= Data =
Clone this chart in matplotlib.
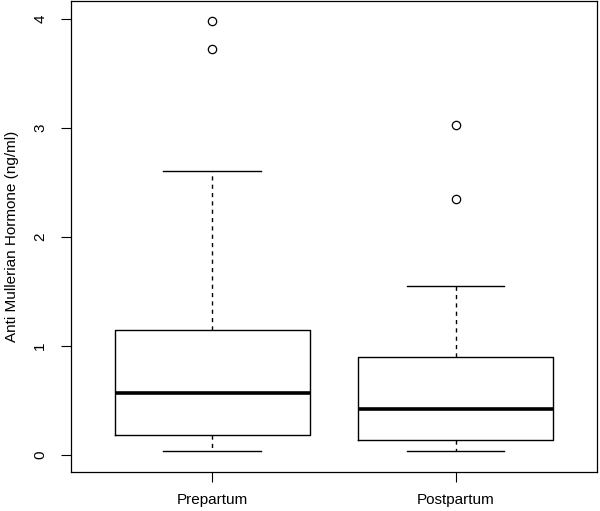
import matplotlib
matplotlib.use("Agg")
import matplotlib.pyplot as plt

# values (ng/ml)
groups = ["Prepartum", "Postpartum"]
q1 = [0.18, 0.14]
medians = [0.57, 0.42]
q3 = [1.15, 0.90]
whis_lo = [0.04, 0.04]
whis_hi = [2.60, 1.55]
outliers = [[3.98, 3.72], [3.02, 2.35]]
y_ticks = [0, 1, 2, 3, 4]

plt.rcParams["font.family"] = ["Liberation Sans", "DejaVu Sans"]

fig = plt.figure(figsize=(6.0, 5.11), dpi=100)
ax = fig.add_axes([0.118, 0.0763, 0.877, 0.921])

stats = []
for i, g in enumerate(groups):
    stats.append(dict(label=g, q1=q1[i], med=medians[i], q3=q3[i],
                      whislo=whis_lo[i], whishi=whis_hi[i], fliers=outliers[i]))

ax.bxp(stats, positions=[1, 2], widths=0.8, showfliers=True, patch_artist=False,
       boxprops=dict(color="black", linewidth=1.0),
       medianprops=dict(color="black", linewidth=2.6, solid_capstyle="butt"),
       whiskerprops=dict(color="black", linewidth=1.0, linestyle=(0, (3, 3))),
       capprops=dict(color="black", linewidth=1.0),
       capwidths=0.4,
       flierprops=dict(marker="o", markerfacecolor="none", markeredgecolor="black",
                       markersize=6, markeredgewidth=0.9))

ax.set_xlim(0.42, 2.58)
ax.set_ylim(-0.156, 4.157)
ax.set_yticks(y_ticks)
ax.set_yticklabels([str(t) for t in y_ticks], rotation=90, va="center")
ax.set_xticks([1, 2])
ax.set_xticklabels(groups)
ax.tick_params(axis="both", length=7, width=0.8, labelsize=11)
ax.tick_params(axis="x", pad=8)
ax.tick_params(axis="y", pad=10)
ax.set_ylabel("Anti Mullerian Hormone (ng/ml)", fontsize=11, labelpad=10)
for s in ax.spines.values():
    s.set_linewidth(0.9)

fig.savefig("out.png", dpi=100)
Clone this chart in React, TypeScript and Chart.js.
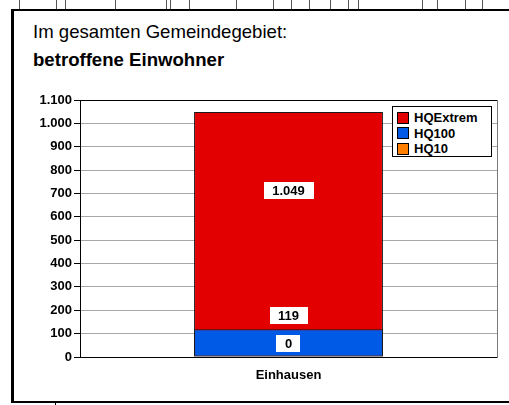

==

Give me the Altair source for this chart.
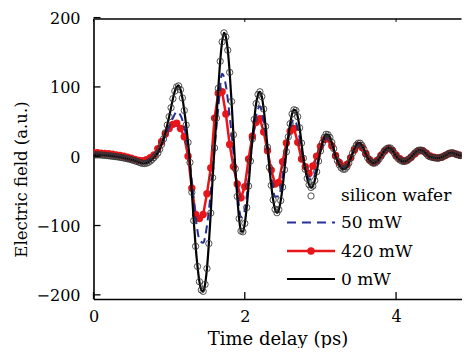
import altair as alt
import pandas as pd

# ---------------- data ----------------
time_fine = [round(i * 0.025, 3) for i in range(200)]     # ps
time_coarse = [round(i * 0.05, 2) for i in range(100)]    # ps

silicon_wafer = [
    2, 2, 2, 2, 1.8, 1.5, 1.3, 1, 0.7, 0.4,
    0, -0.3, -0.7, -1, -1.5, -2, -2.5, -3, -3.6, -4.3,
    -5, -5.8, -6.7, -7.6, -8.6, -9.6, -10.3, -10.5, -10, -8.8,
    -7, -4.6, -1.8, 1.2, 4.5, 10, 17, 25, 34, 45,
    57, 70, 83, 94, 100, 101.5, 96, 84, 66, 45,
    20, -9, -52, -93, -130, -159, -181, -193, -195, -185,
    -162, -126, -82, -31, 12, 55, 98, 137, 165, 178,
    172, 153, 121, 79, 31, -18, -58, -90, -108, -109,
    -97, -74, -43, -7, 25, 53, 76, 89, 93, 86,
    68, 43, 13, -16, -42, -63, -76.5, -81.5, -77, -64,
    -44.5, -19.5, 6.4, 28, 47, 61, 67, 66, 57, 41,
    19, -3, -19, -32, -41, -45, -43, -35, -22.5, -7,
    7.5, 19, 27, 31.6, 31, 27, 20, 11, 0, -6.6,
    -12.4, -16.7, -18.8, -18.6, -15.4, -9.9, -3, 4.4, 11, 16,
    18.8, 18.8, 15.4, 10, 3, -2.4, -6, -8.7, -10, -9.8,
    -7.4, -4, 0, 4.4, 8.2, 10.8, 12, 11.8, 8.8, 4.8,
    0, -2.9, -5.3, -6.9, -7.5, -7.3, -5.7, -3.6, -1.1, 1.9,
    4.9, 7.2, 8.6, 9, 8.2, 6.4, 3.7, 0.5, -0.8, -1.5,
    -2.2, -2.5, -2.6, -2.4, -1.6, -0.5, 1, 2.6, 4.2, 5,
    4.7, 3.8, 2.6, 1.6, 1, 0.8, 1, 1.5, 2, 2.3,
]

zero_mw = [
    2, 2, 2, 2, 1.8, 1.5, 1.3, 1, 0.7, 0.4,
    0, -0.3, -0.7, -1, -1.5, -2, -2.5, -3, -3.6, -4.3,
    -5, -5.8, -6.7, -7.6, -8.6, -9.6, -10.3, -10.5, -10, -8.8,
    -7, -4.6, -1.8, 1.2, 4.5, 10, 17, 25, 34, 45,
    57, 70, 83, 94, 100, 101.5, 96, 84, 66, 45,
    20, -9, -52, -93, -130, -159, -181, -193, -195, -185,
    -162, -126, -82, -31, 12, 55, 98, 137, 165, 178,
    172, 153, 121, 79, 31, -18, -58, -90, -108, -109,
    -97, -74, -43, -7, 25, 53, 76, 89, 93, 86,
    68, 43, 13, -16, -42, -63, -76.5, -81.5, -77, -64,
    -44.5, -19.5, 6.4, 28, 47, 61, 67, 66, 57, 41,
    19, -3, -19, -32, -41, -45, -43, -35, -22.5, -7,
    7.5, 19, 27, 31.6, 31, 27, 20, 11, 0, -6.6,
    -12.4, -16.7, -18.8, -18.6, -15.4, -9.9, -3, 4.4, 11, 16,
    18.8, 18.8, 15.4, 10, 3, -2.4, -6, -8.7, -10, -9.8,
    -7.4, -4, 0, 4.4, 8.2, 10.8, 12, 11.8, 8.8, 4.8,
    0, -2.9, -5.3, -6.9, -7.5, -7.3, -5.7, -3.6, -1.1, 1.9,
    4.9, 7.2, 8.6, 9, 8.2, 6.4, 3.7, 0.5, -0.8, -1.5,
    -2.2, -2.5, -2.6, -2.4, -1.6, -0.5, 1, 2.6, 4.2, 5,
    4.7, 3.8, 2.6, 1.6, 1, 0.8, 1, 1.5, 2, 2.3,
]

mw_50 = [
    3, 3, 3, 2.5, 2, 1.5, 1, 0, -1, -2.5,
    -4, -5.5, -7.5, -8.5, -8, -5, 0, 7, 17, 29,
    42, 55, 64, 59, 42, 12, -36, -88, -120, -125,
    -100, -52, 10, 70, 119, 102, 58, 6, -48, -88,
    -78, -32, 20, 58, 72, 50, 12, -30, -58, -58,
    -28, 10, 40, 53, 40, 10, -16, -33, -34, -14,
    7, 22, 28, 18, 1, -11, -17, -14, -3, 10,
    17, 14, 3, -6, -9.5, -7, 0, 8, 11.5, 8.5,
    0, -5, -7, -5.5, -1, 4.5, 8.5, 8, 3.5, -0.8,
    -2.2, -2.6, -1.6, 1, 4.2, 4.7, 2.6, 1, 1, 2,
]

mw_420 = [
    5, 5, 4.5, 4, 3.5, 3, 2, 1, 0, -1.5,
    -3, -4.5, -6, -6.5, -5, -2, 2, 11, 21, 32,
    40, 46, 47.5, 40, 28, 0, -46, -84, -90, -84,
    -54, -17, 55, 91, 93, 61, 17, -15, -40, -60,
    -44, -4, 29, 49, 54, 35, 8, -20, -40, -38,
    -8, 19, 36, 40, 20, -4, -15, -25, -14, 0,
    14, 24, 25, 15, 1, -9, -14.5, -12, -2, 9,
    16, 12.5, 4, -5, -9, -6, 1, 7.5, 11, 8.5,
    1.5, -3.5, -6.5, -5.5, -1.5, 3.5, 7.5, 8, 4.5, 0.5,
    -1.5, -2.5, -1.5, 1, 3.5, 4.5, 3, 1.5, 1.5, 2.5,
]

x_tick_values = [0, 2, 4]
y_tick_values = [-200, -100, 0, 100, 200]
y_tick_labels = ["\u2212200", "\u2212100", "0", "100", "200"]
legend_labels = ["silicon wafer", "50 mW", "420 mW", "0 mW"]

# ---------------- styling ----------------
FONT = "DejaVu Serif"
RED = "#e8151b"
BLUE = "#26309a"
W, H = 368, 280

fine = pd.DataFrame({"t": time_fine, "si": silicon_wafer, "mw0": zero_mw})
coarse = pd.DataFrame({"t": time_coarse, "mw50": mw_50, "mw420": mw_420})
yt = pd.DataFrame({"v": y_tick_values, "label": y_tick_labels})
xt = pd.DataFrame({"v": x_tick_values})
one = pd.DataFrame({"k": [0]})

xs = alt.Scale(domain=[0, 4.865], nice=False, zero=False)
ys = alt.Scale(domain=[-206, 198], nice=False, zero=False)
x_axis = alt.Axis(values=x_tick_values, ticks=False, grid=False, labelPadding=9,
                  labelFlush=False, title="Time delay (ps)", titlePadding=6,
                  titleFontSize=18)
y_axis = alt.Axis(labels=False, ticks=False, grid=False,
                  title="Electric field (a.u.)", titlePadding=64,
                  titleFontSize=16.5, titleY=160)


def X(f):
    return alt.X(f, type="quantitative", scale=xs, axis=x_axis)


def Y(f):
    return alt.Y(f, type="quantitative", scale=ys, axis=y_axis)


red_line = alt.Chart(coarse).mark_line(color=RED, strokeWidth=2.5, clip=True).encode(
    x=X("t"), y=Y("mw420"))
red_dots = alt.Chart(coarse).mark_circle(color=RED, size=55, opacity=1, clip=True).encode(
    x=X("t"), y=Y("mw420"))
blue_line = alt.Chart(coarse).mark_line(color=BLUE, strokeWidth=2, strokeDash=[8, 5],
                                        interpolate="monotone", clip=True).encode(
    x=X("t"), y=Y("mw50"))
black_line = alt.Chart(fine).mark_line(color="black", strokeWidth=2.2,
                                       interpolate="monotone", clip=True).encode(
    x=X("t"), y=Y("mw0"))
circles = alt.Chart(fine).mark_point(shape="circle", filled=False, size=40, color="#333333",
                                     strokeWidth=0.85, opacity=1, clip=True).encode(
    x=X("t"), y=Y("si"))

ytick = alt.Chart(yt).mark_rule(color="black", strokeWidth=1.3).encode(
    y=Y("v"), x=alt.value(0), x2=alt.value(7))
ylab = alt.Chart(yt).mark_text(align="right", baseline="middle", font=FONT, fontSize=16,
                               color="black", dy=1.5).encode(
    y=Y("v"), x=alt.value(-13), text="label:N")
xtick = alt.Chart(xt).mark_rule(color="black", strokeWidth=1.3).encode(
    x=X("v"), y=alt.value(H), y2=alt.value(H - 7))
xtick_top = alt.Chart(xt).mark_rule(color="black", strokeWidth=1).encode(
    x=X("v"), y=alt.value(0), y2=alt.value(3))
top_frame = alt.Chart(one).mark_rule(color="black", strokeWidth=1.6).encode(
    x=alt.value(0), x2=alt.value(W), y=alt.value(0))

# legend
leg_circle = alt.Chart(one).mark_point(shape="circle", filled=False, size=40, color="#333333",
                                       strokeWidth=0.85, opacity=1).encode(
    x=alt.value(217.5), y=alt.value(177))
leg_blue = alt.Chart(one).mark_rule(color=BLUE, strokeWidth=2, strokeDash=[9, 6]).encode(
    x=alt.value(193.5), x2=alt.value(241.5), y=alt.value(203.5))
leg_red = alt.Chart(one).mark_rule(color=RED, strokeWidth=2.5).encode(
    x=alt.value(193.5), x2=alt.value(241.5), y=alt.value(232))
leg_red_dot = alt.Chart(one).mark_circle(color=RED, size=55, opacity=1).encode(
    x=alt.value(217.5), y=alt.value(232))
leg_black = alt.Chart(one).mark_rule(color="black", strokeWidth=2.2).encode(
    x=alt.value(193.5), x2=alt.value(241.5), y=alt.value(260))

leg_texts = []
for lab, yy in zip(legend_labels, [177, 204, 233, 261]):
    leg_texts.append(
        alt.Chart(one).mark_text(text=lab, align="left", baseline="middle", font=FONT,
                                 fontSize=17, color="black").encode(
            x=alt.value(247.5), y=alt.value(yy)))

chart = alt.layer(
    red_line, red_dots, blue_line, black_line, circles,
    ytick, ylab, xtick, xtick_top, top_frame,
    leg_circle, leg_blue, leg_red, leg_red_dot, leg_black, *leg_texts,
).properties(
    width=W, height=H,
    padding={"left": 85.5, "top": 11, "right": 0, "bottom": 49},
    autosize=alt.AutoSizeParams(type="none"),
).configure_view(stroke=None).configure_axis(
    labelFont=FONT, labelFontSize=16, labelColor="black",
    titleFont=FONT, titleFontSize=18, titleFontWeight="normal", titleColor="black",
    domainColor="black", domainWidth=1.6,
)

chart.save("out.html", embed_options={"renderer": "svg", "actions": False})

= What is needed =
Repeat, with no pictures, exactly the lines from the one containing "Clone this chart in matplotlib." through the one containing "ax = fig.add_axes([0.118, 0.0763, 0.877, 0.921])", the first and last included.

= Output of the exercise =
Clone this chart in matplotlib.
import matplotlib
matplotlib.use("Agg")
import matplotlib.pyplot as plt

# values (ng/ml)
groups = ["Prepartum", "Postpartum"]
q1 = [0.18, 0.14]
medians = [0.57, 0.42]
q3 = [1.15, 0.90]
whis_lo = [0.04, 0.04]
whis_hi = [2.60, 1.55]
outliers = [[3.98, 3.72], [3.02, 2.35]]
y_ticks = [0, 1, 2, 3, 4]

plt.rcParams["font.family"] = ["Liberation Sans", "DejaVu Sans"]

fig = plt.figure(figsize=(6.0, 5.11), dpi=100)
ax = fig.add_axes([0.118, 0.0763, 0.877, 0.921])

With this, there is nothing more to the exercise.